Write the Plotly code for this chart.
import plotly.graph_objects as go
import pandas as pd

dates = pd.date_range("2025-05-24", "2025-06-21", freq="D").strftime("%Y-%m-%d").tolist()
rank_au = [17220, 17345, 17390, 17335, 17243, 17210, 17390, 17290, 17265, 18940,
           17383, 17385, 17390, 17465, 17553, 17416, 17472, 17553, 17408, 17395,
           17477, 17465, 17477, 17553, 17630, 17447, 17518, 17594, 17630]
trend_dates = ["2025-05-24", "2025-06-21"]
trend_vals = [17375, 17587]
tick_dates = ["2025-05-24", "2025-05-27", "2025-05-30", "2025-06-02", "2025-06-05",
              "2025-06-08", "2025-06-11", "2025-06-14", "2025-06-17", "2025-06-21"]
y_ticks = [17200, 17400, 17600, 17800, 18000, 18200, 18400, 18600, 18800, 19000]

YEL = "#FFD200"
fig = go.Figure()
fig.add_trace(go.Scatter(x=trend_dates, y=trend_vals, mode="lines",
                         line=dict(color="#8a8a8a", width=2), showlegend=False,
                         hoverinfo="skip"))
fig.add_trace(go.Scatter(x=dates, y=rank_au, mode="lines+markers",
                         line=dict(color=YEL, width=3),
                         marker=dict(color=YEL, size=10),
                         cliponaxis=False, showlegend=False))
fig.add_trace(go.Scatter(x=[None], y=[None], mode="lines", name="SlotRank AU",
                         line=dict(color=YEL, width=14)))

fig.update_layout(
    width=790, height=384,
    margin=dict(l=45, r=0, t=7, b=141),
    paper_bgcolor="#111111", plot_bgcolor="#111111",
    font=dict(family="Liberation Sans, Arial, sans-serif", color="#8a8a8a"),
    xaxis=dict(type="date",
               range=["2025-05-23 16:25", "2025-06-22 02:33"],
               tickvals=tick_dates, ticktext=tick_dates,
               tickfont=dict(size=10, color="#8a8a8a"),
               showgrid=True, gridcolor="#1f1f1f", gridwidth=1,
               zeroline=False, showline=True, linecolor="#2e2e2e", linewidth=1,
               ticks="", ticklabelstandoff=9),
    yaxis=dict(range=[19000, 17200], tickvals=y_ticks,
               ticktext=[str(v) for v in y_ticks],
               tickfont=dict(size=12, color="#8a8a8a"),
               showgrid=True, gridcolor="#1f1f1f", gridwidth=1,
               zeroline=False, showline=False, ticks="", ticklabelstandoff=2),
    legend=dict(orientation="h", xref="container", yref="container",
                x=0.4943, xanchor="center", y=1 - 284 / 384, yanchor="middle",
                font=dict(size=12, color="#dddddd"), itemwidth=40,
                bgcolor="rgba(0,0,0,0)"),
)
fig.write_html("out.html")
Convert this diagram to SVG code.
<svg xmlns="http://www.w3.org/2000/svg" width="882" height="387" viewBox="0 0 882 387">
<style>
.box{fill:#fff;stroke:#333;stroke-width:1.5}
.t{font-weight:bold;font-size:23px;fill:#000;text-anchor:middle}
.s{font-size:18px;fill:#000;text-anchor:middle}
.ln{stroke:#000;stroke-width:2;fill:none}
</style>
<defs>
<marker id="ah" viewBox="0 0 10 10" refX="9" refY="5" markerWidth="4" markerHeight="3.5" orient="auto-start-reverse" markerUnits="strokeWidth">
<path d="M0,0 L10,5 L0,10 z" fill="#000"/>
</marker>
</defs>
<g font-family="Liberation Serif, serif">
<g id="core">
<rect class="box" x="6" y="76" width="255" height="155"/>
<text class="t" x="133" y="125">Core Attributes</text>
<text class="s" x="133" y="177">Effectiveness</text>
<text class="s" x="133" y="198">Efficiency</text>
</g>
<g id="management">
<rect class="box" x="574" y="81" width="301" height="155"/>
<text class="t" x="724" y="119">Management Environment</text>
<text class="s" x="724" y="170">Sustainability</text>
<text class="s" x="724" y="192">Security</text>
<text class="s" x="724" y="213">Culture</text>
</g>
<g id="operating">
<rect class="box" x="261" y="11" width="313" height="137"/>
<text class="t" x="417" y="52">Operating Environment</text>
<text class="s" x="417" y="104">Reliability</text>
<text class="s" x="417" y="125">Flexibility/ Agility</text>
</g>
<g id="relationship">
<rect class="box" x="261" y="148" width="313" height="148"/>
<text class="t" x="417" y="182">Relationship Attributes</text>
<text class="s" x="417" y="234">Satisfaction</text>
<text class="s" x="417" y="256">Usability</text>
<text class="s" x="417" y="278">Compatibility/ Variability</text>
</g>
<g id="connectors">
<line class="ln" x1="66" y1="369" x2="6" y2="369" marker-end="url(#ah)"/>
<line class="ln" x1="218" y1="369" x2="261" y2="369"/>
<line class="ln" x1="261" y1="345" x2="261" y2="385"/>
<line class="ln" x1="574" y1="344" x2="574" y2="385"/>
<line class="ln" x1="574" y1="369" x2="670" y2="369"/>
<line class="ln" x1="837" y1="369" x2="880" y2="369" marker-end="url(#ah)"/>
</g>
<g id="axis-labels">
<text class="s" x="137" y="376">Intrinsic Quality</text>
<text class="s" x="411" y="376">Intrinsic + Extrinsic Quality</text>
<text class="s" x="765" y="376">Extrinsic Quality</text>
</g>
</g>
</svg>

-*-

Output every record above exactly as it appears.

Write the Plotly code for this chart.
import plotly.graph_objects as go
import pandas as pd

dates = pd.date_range("2025-05-24", "2025-06-21", freq="D").strftime("%Y-%m-%d").tolist()
rank_au = [17220, 17345, 17390, 17335, 17243, 17210, 17390, 17290, 17265, 18940,
           17383, 17385, 17390, 17465, 17553, 17416, 17472, 17553, 17408, 17395,
           17477, 17465, 17477, 17553, 17630, 17447, 17518, 17594, 17630]
trend_dates = ["2025-05-24", "2025-06-21"]
trend_vals = [17375, 17587]
tick_dates = ["2025-05-24", "2025-05-27", "2025-05-30", "2025-06-02", "2025-06-05",
              "2025-06-08", "2025-06-11", "2025-06-14", "2025-06-17", "2025-06-21"]
y_ticks = [17200, 17400, 17600, 17800, 18000, 18200, 18400, 18600, 18800, 19000]

YEL = "#FFD200"
fig = go.Figure()
fig.add_trace(go.Scatter(x=trend_dates, y=trend_vals, mode="lines",
                         line=dict(color="#8a8a8a", width=2), showlegend=False,
                         hoverinfo="skip"))
fig.add_trace(go.Scatter(x=dates, y=rank_au, mode="lines+markers",
                         line=dict(color=YEL, width=3),
                         marker=dict(color=YEL, size=10),
                         cliponaxis=False, showlegend=False))
fig.add_trace(go.Scatter(x=[None], y=[None], mode="lines", name="SlotRank AU",
                         line=dict(color=YEL, width=14)))

fig.update_layout(
    width=790, height=384,
    margin=dict(l=45, r=0, t=7, b=141),
    paper_bgcolor="#111111", plot_bgcolor="#111111",
    font=dict(family="Liberation Sans, Arial, sans-serif", color="#8a8a8a"),
    xaxis=dict(type="date",
               range=["2025-05-23 16:25", "2025-06-22 02:33"],
               tickvals=tick_dates, ticktext=tick_dates,
               tickfont=dict(size=10, color="#8a8a8a"),
               showgrid=True, gridcolor="#1f1f1f", gridwidth=1,
               zeroline=False, showline=True, linecolor="#2e2e2e", linewidth=1,
               ticks="", ticklabelstandoff=9),
    yaxis=dict(range=[19000, 17200], tickvals=y_ticks,
               ticktext=[str(v) for v in y_ticks],
               tickfont=dict(size=12, color="#8a8a8a"),
               showgrid=True, gridcolor="#1f1f1f", gridwidth=1,
               zeroline=False, showline=False, ticks="", ticklabelstandoff=2),
    legend=dict(orientation="h", xref="container", yref="container",
                x=0.4943, xanchor="center", y=1 - 284 / 384, yanchor="middle",
                font=dict(size=12, color="#dddddd"), itemwidth=40,
                bgcolor="rgba(0,0,0,0)"),
)
fig.write_html("out.html")
Convert this diagram to SVG code.
<svg xmlns="http://www.w3.org/2000/svg" width="882" height="387" viewBox="0 0 882 387">
<style>
.box{fill:#fff;stroke:#333;stroke-width:1.5}
.t{font-weight:bold;font-size:23px;fill:#000;text-anchor:middle}
.s{font-size:18px;fill:#000;text-anchor:middle}
.ln{stroke:#000;stroke-width:2;fill:none}
</style>
<defs>
<marker id="ah" viewBox="0 0 10 10" refX="9" refY="5" markerWidth="4" markerHeight="3.5" orient="auto-start-reverse" markerUnits="strokeWidth">
<path d="M0,0 L10,5 L0,10 z" fill="#000"/>
</marker>
</defs>
<g font-family="Liberation Serif, serif">
<g id="core">
<rect class="box" x="6" y="76" width="255" height="155"/>
<text class="t" x="133" y="125">Core Attributes</text>
<text class="s" x="133" y="177">Effectiveness</text>
<text class="s" x="133" y="198">Efficiency</text>
</g>
<g id="management">
<rect class="box" x="574" y="81" width="301" height="155"/>
<text class="t" x="724" y="119">Management Environment</text>
<text class="s" x="724" y="170">Sustainability</text>
<text class="s" x="724" y="192">Security</text>
<text class="s" x="724" y="213">Culture</text>
</g>
<g id="operating">
<rect class="box" x="261" y="11" width="313" height="137"/>
<text class="t" x="417" y="52">Operating Environment</text>
<text class="s" x="417" y="104">Reliability</text>
<text class="s" x="417" y="125">Flexibility/ Agility</text>
</g>
<g id="relationship">
<rect class="box" x="261" y="148" width="313" height="148"/>
<text class="t" x="417" y="182">Relationship Attributes</text>
<text class="s" x="417" y="234">Satisfaction</text>
<text class="s" x="417" y="256">Usability</text>
<text class="s" x="417" y="278">Compatibility/ Variability</text>
</g>
<g id="connectors">
<line class="ln" x1="66" y1="369" x2="6" y2="369" marker-end="url(#ah)"/>
<line class="ln" x1="218" y1="369" x2="261" y2="369"/>
<line class="ln" x1="261" y1="345" x2="261" y2="385"/>
<line class="ln" x1="574" y1="344" x2="574" y2="385"/>
<line class="ln" x1="574" y1="369" x2="670" y2="369"/>
<line class="ln" x1="837" y1="369" x2="880" y2="369" marker-end="url(#ah)"/>
</g>
<g id="axis-labels">
<text class="s" x="137" y="376">Intrinsic Quality</text>
<text class="s" x="411" y="376">Intrinsic + Extrinsic Quality</text>
<text class="s" x="765" y="376">Extrinsic Quality</text>
</g>
</g>
</svg>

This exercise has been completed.